'''
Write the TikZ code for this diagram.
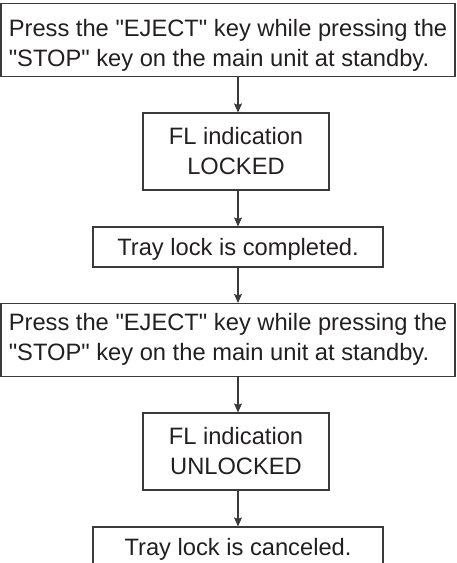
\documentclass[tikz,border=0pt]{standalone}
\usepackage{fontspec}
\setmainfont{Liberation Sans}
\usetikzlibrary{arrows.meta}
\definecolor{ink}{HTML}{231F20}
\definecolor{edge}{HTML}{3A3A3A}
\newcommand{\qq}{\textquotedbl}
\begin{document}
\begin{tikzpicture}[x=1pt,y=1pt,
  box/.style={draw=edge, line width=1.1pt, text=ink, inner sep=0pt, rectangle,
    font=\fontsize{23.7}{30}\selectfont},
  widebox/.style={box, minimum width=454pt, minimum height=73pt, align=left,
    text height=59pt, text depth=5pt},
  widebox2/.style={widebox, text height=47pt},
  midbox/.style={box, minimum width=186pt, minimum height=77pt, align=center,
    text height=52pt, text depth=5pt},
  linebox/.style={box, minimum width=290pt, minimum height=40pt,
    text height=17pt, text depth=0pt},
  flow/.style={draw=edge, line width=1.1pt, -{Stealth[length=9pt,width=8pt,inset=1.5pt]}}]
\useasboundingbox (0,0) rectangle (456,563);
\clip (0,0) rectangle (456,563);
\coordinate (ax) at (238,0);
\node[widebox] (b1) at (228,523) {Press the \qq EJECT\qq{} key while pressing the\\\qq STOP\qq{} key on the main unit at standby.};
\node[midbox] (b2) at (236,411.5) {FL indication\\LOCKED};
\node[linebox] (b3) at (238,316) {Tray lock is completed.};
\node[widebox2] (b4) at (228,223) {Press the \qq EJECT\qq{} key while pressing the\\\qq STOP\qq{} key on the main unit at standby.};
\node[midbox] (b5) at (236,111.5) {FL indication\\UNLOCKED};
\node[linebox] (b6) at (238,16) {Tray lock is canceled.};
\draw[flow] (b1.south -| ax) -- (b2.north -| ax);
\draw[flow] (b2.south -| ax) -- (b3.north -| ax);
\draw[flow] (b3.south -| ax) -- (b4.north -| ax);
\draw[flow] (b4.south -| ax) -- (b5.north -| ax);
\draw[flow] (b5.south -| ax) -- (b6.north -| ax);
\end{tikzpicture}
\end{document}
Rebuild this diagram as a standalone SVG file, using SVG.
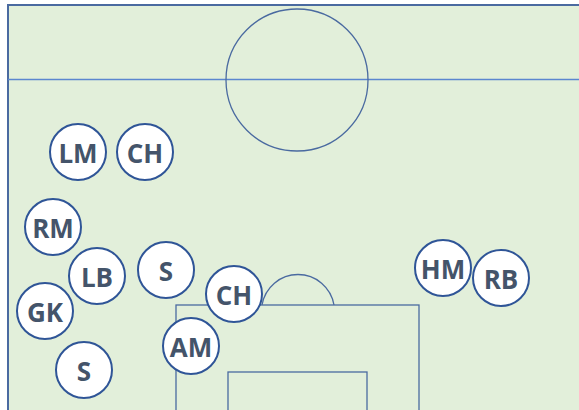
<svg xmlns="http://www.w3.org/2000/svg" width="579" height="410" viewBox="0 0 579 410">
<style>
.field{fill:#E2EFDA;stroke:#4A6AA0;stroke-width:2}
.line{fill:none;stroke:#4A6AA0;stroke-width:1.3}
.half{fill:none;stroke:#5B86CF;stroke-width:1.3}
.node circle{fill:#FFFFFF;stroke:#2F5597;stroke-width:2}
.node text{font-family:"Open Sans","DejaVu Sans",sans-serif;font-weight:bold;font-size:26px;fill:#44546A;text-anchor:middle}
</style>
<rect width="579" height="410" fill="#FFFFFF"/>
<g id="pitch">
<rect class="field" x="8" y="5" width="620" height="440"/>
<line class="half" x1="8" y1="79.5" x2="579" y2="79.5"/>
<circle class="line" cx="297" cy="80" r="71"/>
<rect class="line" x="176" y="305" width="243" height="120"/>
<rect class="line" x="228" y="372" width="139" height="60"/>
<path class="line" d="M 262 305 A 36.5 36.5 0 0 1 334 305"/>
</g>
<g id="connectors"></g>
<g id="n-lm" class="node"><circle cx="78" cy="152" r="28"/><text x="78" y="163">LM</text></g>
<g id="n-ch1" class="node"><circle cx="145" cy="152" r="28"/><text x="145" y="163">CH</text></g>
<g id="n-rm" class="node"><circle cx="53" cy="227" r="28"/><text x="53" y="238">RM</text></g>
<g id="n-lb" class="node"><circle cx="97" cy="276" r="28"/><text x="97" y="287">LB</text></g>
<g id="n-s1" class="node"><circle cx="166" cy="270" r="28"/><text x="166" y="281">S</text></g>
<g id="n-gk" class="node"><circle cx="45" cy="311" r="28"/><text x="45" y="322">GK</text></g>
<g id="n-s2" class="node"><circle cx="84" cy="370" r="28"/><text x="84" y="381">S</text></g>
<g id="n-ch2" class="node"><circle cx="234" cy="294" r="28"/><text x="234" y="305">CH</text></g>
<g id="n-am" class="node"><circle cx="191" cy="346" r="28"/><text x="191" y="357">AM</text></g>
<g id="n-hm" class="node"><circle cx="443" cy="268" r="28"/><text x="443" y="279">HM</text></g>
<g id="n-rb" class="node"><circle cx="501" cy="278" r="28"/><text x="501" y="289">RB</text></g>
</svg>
'''
Report how many lines of the records above contain the word "diagram", and give only that number.

**Solution to this exercise:** 2